14. The method of claim 13, further comprising removing the at least one photoresist and the organic planarization layer, wherein the one or more dielectric layers are formed in the trench following removal of the at least one photoresist and the organic planarization layer.

15. The method of claim 11, wherein forming the one or more dielectric layers in the trench comprises performing a thermal oxidation process to form a thermal oxide layer on the at least one alignment mark.

16. The method of claim 15, wherein forming the one or more dielectric layers in the trench further comprises depositing a nitride layer on the thermal oxide layer.

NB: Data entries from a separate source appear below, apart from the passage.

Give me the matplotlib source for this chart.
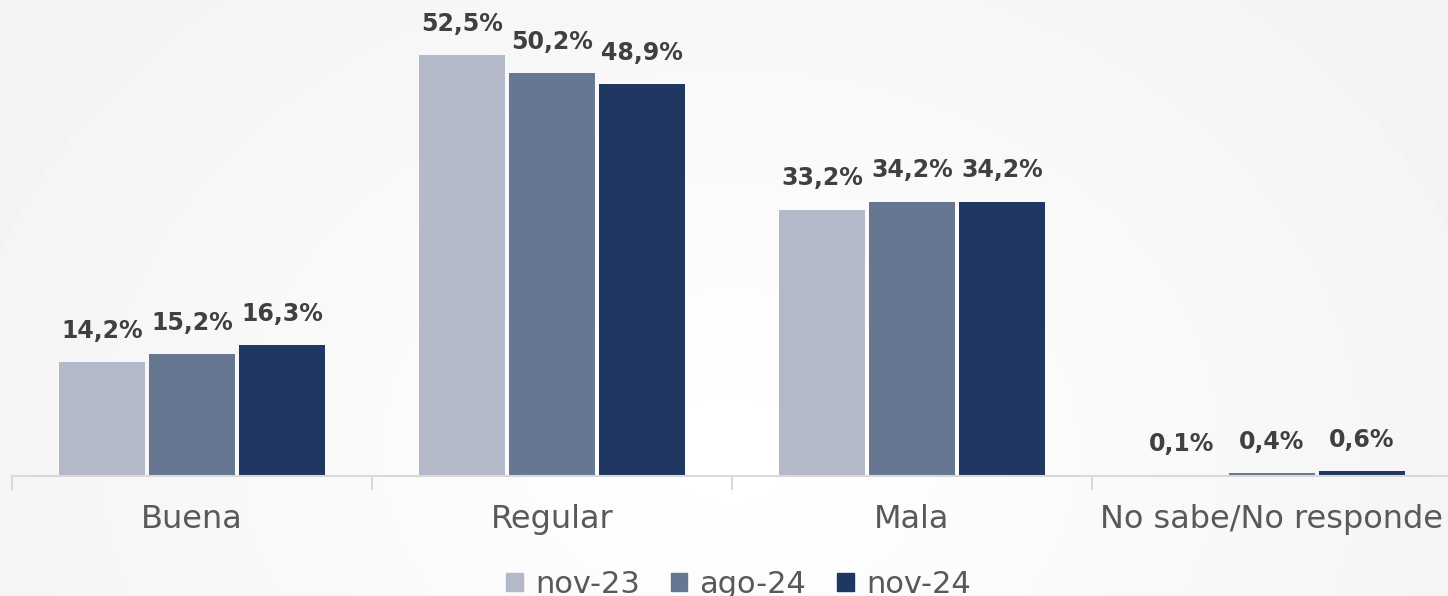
import numpy as np
import matplotlib.pyplot as plt
from matplotlib.patches import Patch

categories = ['Buena', 'Regular', 'Mala', 'No sabe/No responde']
series = ['nov-23', 'ago-24', 'nov-24']
nov23 = [14.2, 52.5, 33.2, 0.1]
ago24 = [15.2, 50.2, 34.2, 0.4]
nov24 = [16.3, 48.9, 34.2, 0.6]
colors = ['#b3b9c9', '#677792', '#203761']

fig = plt.figure(figsize=(14.48, 5.96), dpi=100)

# soft radial background
bg = fig.add_axes([0, 0, 1, 1], zorder=-10)
yy, xx = np.mgrid[0:596, 0:1448]
r = np.sqrt(((xx - 730) / 900.0) ** 2 + ((yy - 450) / 700.0) ** 2)
shade = 1.0 - 0.05 * np.clip(r, 0, 1)
bg.imshow(shade, cmap='gray', vmin=0, vmax=1, aspect='auto', interpolation='bilinear')
bg.axis('off')

ax = fig.add_axes([12 / 1448, 120 / 596, 1440 / 1448, 476 / 596])
ax.patch.set_alpha(0)

x = np.arange(len(categories))
w = 0.239
step = 0.25
for i, (vals, c) in enumerate(zip([nov23, ago24, nov24], colors)):
    pos = x + (i - 1) * step
    ax.bar(pos, vals, width=w, color=c, zorder=2)
    for p, v in zip(pos, vals):
        ax.text(p, v + 2.4, ('%.1f%%' % v).replace('.', ','), ha='center', va='bottom',
                fontsize=17, fontweight='bold', color='#404040')

ax.set_xlim(-0.5, 3.5)
ax.set_ylim(0, 476 / 8.02)
for s in ['top', 'right', 'left']:
    ax.spines[s].set_visible(False)
ax.spines['bottom'].set_color('#d9d9d9')
ax.spines['bottom'].set_linewidth(1.5)
ax.set_yticks([])
ax.set_xticks(np.arange(-0.5, 3.6, 1.0))
ax.set_xticklabels([])
ax.set_xticks(x, minor=True)
ax.set_xticklabels(categories, minor=True, fontsize=23, color='#595959')
ax.tick_params(axis='x', which='major', length=10, width=1.5, color='#d9d9d9')
ax.tick_params(axis='x', which='minor', length=0, pad=20)

handles = [Patch(color=c, label=s) for c, s in zip(colors, series)]
fig.legend(handles=handles, loc='center', bbox_to_anchor=(0.51, 0.02), ncol=3,
           frameon=False, fontsize=22, labelcolor='#595959', handlelength=0.55,
           handleheight=0.55, handletextpad=0.4, columnspacing=1.0)

fig.savefig('out.png', dpi=100)
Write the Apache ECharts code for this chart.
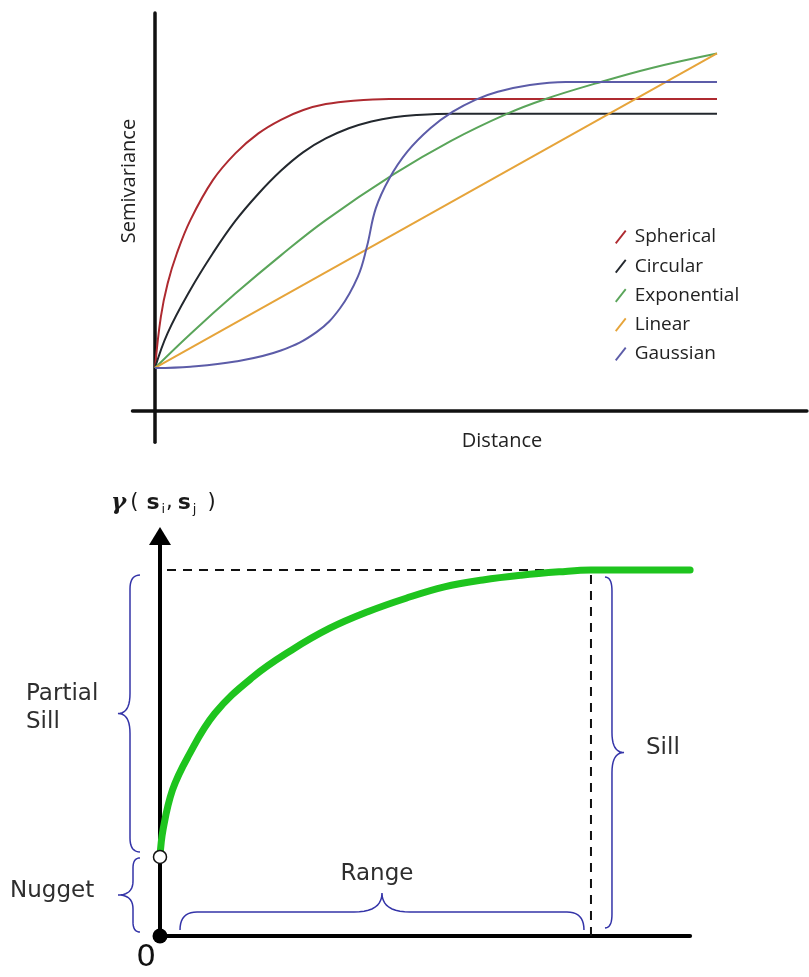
<!DOCTYPE html>
<html><head><meta charset="utf-8">
<script src="https://cdn.jsdelivr.net/npm/echarts@6/dist/echarts.min.js"></script>
<style>html,body{margin:0;padding:0;background:#fff}#c{width:809px;height:977px}</style>
</head><body><div id="c"></div>
<script>
// ---------- Top chart: semivariogram models (distance 0..100) ----------
const modelNames = ['Spherical', 'Circular', 'Exponential', 'Linear', 'Gaussian'];
const spherical = [[0,10],[1.05,22.1],[2.25,29.9],[3.9,37.0],[6.3,44.8],[10.3,54.2],[14.3,60.5],[18.4,65.2],[22.4,68.4],[26.4,70.7],[30.4,72.1],[35.3,72.9],[41.7,73.3],[100,73.3]];
const circular = [[0,10],[2.25,18.2],[6.3,28.4],[10.3,37.0],[14.3,44.6],[18.4,51.0],[22.4,56.4],[26.4,60.8],[30.4,64.0],[34.5,66.4],[38.5,68.0],[42.5,69.0],[46.5,69.5],[53.0,69.8],[100,69.8]];
const exponential = [[0,10],[6.3,18.0],[14.3,27.5],[22.4,36.5],[30.4,44.8],[42.5,55.6],[52.6,63.4],[62.6,69.8],[69.5,73.3],[78.3,76.9],[88.4,80.6],[100,84.0]];
const linear = [[0,10],[100,84.0]];
const gaussian = [[0,10],[6.3,10.3],[14.3,11.5],[22.4,14.1],[28.8,18.5],[32.9,24.0],[36.1,31.5],[37.7,38.5],[39.3,47.6],[41.7,54.6],[44.9,60.9],[49.0,66.4],[53.0,70.3],[57.0,73.1],[61.0,75.0],[66.7,76.6],[73.1,77.3],[100,77.3]];
const topAxisNames = ['Distance', 'Semivariance'];

// ---------- Bottom chart: exponential model with nugget / sill / range ----------
const nugget = 21.6;
const sill = 100;
const range = 100;
const fitted = [[0,21.6],[0.7,29.0],[2.9,39.9],[6.5,49.0],[12.7,60.8],[21.6,70.8],[30.5,78.1],[39.4,84.1],[48.2,88.6],[57.1,92.3],[66.0,95.4],[74.9,97.3],[83.8,98.6],[92.6,99.5],[100,100],[123,100]];
const braceLabels = ['Partial\nSill', 'Nugget', 'Sill', 'Range'];

// ------------------------------------------------------------------
const chart = echarts.init(document.getElementById('c'), null, {renderer: 'canvas'});
const topColors = ['#ae2a30', '#23282e', '#5aa55a', '#e6a43a', '#5c5ca8'];
const topData = [spherical, circular, exponential, linear, gaussian];

const series = [];
modelNames.forEach((n, i) => {
  series.push({
    type: 'line', name: n, xAxisIndex: 0, yAxisIndex: 0, data: topData[i],
    symbol: 'none', showSymbol: false, smooth: 0.4,
    lineStyle: {color: topColors[i], width: 2}, itemStyle: {color: topColors[i]},
    z: 3, silent: true, animation: false
  });
});

// bottom: dashed guides
series.push({
  type: 'line', xAxisIndex: 1, yAxisIndex: 1, data: [[0, sill], [range, sill]],
  symbol: 'none', silent: true, animation: false, z: 2,
  lineStyle: {color: '#111', width: 2, type: [9, 7], dashOffset: 9}
});
series.push({
  type: 'line', xAxisIndex: 1, yAxisIndex: 1, data: [[range, 0], [range, sill]],
  symbol: 'none', silent: true, animation: false, z: 2,
  lineStyle: {color: '#111', width: 2, type: [9, 7]}
});
// fitted curve
series.push({
  type: 'line', xAxisIndex: 1, yAxisIndex: 1, data: fitted, clip: false,
  symbol: 'none', smooth: 0.4, silent: true, animation: false, z: 4,
  lineStyle: {color: '#1ec41e', width: 7, cap: 'round'}
});
// origin & nugget points
series.push({
  type: 'scatter', xAxisIndex: 1, yAxisIndex: 1, data: [[0, 0]], clip: false,
  symbolSize: 15, itemStyle: {color: '#000', opacity: 1}, silent: true, animation: false, z: 6
});
series.push({
  type: 'scatter', xAxisIndex: 1, yAxisIndex: 1, data: [[0, nugget]], clip: false,
  symbolSize: 13, itemStyle: {color: '#fff', borderColor: '#111', borderWidth: 1.5, opacity: 1}, silent: true, animation: false, z: 8
});

// braces (pixel offsets relative to the data segment)
const braceCfg = [
  {dir: 'v', spine: -30, tip: -42, end: -20, inset: [5, 5], rE: 14, rT: 20},
  {dir: 'v', spine: -27, tip: -42, end: -20, inset: [4, 1], rE: 10, rT: 14},
  {dir: 'v', spine: 21, tip: 33, end: 14, inset: [8, 7], rE: 14, rT: 20},
  {dir: 'h', spine: -24, tip: -43, end: -6, inset: [20, 7], rE: 17, rT: 28}
];
function quad(p0, c, p1, out) {
  for (let k = 1; k <= 10; k++) {
    const t = k / 10, a = (1 - t) * (1 - t), b = 2 * (1 - t) * t, d = t * t;
    out.push([a * p0[0] + b * c[0] + d * p1[0], a * p0[1] + b * c[1] + d * p1[1]]);
  }
}
series.push({
  type: 'custom', coordinateSystem: 'cartesian2d', xAxisIndex: 1, yAxisIndex: 1, clip: false,
  silent: true, animation: false, z: 5,
  encode: {x: [0, 2], y: [1, 3]},
  data: [[0, nugget, 0, sill], [0, 0, 0, nugget], [range, 0, range, sill], [0, 0, range, 0]],
  renderItem: function (params, api) {
    const cfg = braceCfg[params.dataIndex];
    const A = api.coord([api.value(0), api.value(1)]);
    const B = api.coord([api.value(2), api.value(3)]);
    let tA, tB, u0;
    if (cfg.dir === 'v') { tA = A[1]; tB = B[1]; u0 = A[0]; } else { tA = A[0]; tB = B[0]; u0 = A[1]; }
    const s = Math.sign(tB - tA);
    const t1 = tA + s * cfg.inset[0], t2 = tB - s * cfg.inset[1], tm = (t1 + t2) / 2;
    const uS = u0 + cfg.spine, uT = u0 + cfg.tip, uE = u0 + cfg.end;
    const P = (t, u) => cfg.dir === 'v' ? [u, t] : [t, u];
    const pts = [P(t1, uE)];
    quad(P(t1, uE), P(t1, uS), P(t1 + s * cfg.rE, uS), pts);
    pts.push(P(tm - s * cfg.rT, uS));
    quad(P(tm - s * cfg.rT, uS), P(tm, uS), P(tm, uT), pts);
    quad(P(tm, uT), P(tm, uS), P(tm + s * cfg.rT, uS), pts);
    pts.push(P(t2 - s * cfg.rE, uS));
    quad(P(t2 - s * cfg.rE, uS), P(t2, uS), P(t2, uE), pts);
    return {type: 'polyline', shape: {points: pts}, style: {stroke: '#3434a8', lineWidth: 1.5, fill: null}};
  }
});

const axisOff = {axisTick: {show: false}, axisLabel: {show: false}, splitLine: {show: false}};
const topFont = '"Open Sans", "Noto Sans", sans-serif';
const botFont = '"DejaVu Sans", Verdana, sans-serif';

chart.setOption({
  backgroundColor: '#fff',
  animation: false,
  grid: [
    {left: 132.5, top: 13.1, width: 674.4, height: 429.25, outerBoundsMode: 'none'},
    {left: 160, top: 536, width: 530.1, height: 400, outerBoundsMode: 'none'}
  ],
  xAxis: [
    Object.assign({type: 'value', gridIndex: 0, min: -4, max: 116,
      axisLine: {show: true, onZero: true, lineStyle: {color: '#111', width: 3.5}}}, axisOff),
    Object.assign({type: 'value', gridIndex: 1, min: 0, max: 123,
      axisLine: {show: true, onZero: false, lineStyle: {color: '#000', width: 4}}}, axisOff)
  ],
  yAxis: [
    Object.assign({type: 'value', gridIndex: 0, min: -7.5, max: 93.5,
      axisLine: {show: true, onZero: true, lineStyle: {color: '#111', width: 3.5}}}, axisOff),
    Object.assign({type: 'value', gridIndex: 1, min: 0, max: 109.3,
      axisLine: {show: true, onZero: false, symbol: ['none', 'triangle'], symbolSize: [22, 18],
        lineStyle: {color: '#000', width: 4}}}, axisOff)
  ],
  legend: {
    orient: 'vertical', left: 610, top: 222,
    itemWidth: 14, itemHeight: 14, itemGap: 9.25,
    icon: 'path://M0,14L11,0L12.6,1.4L1.6,15.4Z',
    data: modelNames,
    selectedMode: false,
    textStyle: {fontFamily: topFont, fontSize: 19, color: '#222', lineHeight: 20, padding: [0, 0, 0, 2]}
  },
  graphic: [
    {type: 'text', x: 129, y: 181, rotation: Math.PI / 2,
      style: {text: topAxisNames[1], font: '20px ' + topFont, fill: '#222', align: 'center', verticalAlign: 'middle'}},
    {type: 'text', x: 502, y: 441,
      style: {text: topAxisNames[0], font: '20px ' + topFont, fill: '#222', align: 'center', verticalAlign: 'middle'}},
    {type: 'text', x: 111, y: 503,
      style: {
        text: '{g|γ}{po|(}{s|s}{sub|i}{c|,}{s|s}{sub2|j}{p|)}',
        verticalAlign: 'middle', align: 'left',
        rich: {
          g: {fontFamily: '"DejaVu Serif", serif', fontStyle: 'italic', fontWeight: 'bold', fontSize: 23, fill: '#1a1a1a', padding: [0, 4, 0, 0]},
          po: {fontFamily: botFont, fontSize: 21, fill: '#1a1a1a', padding: [0, 8, 0, 0]},
          p: {fontFamily: botFont, fontSize: 21, fill: '#1a1a1a'},
          c: {fontFamily: botFont, fontSize: 21, fill: '#1a1a1a', padding: [0, 5, 0, 0]},
          s: {fontFamily: botFont, fontWeight: 'bold', fontSize: 22, fill: '#1a1a1a'},
          sub: {fontFamily: botFont, fontSize: 13, fill: '#1a1a1a', padding: [14, 1, 0, 2]},
          sub2: {fontFamily: botFont, fontSize: 13, fill: '#1a1a1a', padding: [14, 11, 0, 2]}
        }
      }},
    {type: 'text', x: 26, y: 680,
      style: {text: braceLabels[0], font: '23px ' + botFont, fill: '#2e2e2e', align: 'left', verticalAlign: 'top', lineHeight: 28}},
    {type: 'text', x: 10, y: 891,
      style: {text: braceLabels[1], font: '23px ' + botFont, fill: '#2e2e2e', align: 'left', verticalAlign: 'middle'}},
    {type: 'text', x: 646, y: 748,
      style: {text: braceLabels[2], font: '23px ' + botFont, fill: '#2e2e2e', align: 'left', verticalAlign: 'middle'}},
    {type: 'text', x: 377, y: 874,
      style: {text: braceLabels[3], font: '23px ' + botFont, fill: '#2e2e2e', align: 'center', verticalAlign: 'middle'}},
    {type: 'text', x: 146, y: 958,
      style: {text: '0', font: '31px ' + botFont, fill: '#111', align: 'center', verticalAlign: 'middle'}}
  ],
  series: series
});
</script>
</body></html>
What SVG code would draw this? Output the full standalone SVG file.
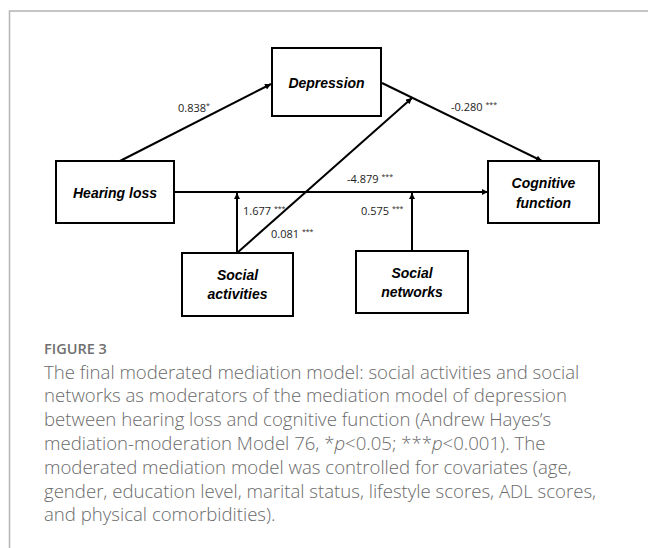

17. The method of claim 11, further comprising planarizing the semiconductor substrate to remove portions of the one or more dielectric layers from a top surface of the semiconductor substrate.

18. The method of claim 17, further comprising:

forming a bonding dielectric layer on the semiconductor substrate; and

bonding the semiconductor substrate to an additional semiconductor substrate via the bonding dielectric layer, wherein the at least one alignment mark is used to align the semiconductor substrate with the additional semiconductor substrate.

19. A semiconductor structure, comprising:

a handler substrate; and

a device substrate bonded to the handler substrate;

wherein the handler substrate comprises:

a trench;

at least one alignment mark in a bottom surface of the trench; and

20. The semiconductor structure of claim 19, wherein the one or more dielectric layers comprise a thermal dielectric layer.